Ich kann zwar nicht garantieren, dass alles einwandfrei läuft, aber serielle und parallele Schnittstellen solltest Du auf jeden Fall in einer VM nutzen können.

mfg
Maxl


----------



## Markus (21 Oktober 2006)

vm-ware kithara und wie der ganze kram heist will ich nicht.
und ich will das zeug nicht auf meinem richtigen pg...

ich will ein eigenständiges pg für den ganzen alten kram, mit der sw und hw aus dieser zeit...
ok die hw wird wohl zwangsläufig etwas moderner sein, aber win98 und ein 1ghz rechner sollte auch problemlos sein...


----------



## Maxl (22 Oktober 2006)

Markus schrieb:


> und ich will das zeug nicht auf meinem richtigen pg...


ok, war ja nur ne idee


----------



## NOP0 (26 Oktober 2006)

*Was willst Du den ausgeben??*

Hallo,

es kommt darauf an was Du ausgeben willst. Wir verkaufen immer wieder gebrauchte Field PGs 2-3Jahre alt (3000 - 4000EUR) mit S7,S5 Software.
Kann mich mal informieren, wenn Du interesse hast.

NOP 0


----------



## Markus (27 Oktober 2006)

NOP0 schrieb:


> Hallo,
> 
> es kommt darauf an was Du ausgeben willst. Wir verkaufen immer wieder gebrauchte Field PGs 2-3Jahre alt (3000 - 4000EUR) mit S7,S5 Software.
> Kann mich mal informieren, wenn Du interesse hast.
> ...


 

jaja solche angebote sind zb ständig bei ebay drin.
verstehe aber nicht ganz in welcher welt die leute leben die solche geräte um den preis ernsthaft verkaufen wollen...

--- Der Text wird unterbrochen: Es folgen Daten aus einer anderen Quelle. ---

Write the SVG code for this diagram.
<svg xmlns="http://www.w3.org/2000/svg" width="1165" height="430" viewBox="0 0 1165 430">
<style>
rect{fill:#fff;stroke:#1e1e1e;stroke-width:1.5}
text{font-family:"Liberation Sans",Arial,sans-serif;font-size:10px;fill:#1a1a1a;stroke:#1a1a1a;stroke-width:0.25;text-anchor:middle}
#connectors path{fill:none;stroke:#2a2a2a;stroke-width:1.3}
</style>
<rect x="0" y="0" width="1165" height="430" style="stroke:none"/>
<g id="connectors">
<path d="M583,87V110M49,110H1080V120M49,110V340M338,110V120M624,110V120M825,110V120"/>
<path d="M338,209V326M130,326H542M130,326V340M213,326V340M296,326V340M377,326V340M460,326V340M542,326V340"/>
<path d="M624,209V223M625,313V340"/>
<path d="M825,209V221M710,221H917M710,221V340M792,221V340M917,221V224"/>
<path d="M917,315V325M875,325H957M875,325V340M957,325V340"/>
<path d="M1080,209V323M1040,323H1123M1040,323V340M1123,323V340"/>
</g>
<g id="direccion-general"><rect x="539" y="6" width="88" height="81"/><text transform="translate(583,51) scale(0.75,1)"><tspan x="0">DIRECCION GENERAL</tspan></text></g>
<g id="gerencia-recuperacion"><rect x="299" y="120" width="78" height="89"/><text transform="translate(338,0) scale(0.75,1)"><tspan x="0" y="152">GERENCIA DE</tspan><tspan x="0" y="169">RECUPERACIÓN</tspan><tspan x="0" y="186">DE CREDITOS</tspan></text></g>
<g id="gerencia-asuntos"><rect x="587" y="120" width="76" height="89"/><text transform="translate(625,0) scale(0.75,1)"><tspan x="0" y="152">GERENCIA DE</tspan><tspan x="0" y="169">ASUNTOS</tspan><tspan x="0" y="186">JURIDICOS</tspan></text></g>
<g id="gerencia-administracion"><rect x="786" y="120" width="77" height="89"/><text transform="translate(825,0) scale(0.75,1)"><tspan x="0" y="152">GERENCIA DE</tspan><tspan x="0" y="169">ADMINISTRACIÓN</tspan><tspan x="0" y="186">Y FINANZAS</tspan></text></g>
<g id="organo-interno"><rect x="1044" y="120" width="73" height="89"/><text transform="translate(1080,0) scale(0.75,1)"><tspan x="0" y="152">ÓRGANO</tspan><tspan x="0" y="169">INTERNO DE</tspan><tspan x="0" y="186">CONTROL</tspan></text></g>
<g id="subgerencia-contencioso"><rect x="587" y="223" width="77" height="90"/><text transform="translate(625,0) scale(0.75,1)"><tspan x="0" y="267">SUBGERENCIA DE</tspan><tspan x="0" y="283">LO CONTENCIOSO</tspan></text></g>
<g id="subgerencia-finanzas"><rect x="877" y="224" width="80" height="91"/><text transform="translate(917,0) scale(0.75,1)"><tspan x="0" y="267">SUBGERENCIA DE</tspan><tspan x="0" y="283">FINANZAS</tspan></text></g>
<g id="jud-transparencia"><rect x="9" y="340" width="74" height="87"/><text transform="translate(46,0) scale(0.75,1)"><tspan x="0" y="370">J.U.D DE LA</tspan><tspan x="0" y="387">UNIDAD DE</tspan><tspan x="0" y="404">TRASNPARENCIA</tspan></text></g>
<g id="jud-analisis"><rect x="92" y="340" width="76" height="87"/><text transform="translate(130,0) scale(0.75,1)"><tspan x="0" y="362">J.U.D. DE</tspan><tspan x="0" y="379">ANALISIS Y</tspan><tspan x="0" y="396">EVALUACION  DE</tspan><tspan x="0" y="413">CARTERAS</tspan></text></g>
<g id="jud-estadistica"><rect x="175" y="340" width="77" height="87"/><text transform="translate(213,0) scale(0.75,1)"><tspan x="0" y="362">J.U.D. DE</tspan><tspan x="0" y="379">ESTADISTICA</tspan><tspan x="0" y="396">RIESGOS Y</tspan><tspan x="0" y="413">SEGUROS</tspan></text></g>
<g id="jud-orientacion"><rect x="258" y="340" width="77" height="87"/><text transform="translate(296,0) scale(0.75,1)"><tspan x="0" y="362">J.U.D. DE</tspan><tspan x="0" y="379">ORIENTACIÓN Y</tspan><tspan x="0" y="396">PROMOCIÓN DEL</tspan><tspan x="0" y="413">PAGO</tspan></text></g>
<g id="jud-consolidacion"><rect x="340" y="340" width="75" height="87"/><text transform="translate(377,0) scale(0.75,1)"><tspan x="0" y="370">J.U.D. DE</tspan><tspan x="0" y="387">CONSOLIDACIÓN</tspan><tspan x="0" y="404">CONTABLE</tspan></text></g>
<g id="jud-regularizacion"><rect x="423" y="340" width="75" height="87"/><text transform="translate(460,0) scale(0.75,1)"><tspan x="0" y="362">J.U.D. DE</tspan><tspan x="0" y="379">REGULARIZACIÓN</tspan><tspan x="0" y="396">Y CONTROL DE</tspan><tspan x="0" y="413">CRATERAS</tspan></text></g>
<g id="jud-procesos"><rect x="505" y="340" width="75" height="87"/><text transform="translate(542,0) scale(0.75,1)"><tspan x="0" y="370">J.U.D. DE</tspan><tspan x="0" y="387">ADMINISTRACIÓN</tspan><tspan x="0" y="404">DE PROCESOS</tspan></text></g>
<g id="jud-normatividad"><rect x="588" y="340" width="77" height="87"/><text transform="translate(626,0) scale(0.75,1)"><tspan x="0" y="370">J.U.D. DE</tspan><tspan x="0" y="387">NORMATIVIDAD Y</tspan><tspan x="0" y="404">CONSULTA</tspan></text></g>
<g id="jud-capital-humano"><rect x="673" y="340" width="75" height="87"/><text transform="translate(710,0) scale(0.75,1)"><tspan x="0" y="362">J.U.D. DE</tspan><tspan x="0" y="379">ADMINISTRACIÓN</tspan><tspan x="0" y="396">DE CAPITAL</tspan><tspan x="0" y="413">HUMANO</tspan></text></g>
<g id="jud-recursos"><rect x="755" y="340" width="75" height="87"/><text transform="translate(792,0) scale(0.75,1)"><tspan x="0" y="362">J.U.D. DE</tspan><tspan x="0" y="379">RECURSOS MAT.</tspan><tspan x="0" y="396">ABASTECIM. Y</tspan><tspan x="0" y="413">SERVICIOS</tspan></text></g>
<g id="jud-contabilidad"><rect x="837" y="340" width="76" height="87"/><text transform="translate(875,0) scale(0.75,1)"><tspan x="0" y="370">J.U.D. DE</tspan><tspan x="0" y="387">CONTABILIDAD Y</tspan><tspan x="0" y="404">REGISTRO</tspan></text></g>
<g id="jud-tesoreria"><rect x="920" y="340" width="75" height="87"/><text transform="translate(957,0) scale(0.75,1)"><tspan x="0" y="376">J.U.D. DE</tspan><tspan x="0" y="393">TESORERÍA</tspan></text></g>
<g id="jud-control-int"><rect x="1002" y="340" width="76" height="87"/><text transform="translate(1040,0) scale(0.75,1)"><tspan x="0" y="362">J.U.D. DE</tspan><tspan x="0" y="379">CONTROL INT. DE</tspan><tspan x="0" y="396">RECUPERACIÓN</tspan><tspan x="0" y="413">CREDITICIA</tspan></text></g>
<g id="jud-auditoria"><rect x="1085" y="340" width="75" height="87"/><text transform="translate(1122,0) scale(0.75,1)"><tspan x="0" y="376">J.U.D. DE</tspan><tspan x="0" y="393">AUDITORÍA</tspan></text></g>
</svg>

jeder der halbwegs vernünftige rabatte bei siemens hat bekommt um das geld ein neues field pg...

ist bei den 3000 eine step7 und eine step5 lizenz dabei?
(mit lizenz meine ich den produktschein, und keine selbstgebastelte autorisierung...)

was für geräte sind das?

wenn die lizenzen dabei sind können wir eventuell reden, aber über 3000 sicher nicht!

was wenn ich ein geräte ohne lizenzen will?


----------



## NOP0 (27 Oktober 2006)

*Altes Filed PG*

Hallo Makus,

die Lizenzen (s5/s7) incl. den Produktscheinen sind dabei.
Ich frag mal nach ob wir was passendes haben.


NOP 0


----------



## Unregistrierter gast (27 Oktober 2006)

Markus schrieb:


> jeder der halbwegs vernünftige rabatte bei siemens hat bekommt um das geld ein neues field pg...



Warum kaufst du dann kein neues?


----------



## Markus (27 Oktober 2006)

ich will ein altes gerät für den alten kram.
das teil steht eh meistesn in der ecke, da kaufe ich kein neues gerät für.


ich will eine alte kiste auf die kommt win 98, und gut ist.


----------



## McMallan (27 Oktober 2006)

*Pg*

Hallo Markus,

ich hoffe, Du warst mit allem zufrieden.
Wie wäre es übrigens mit einem PG 740 / Pentium 2 ??
Kannst Dich ja per PN melden
Gruß
McMallan


----------



## Markus (27 Oktober 2006)

nein nur field pg, mir tuts für meine anwendung ein gebrauchtes 400€ laptop. ein fiel pg ist eben etwas robuster, und deshalb wäre ich auch bereit dafür mehr zu bezahlen...


----------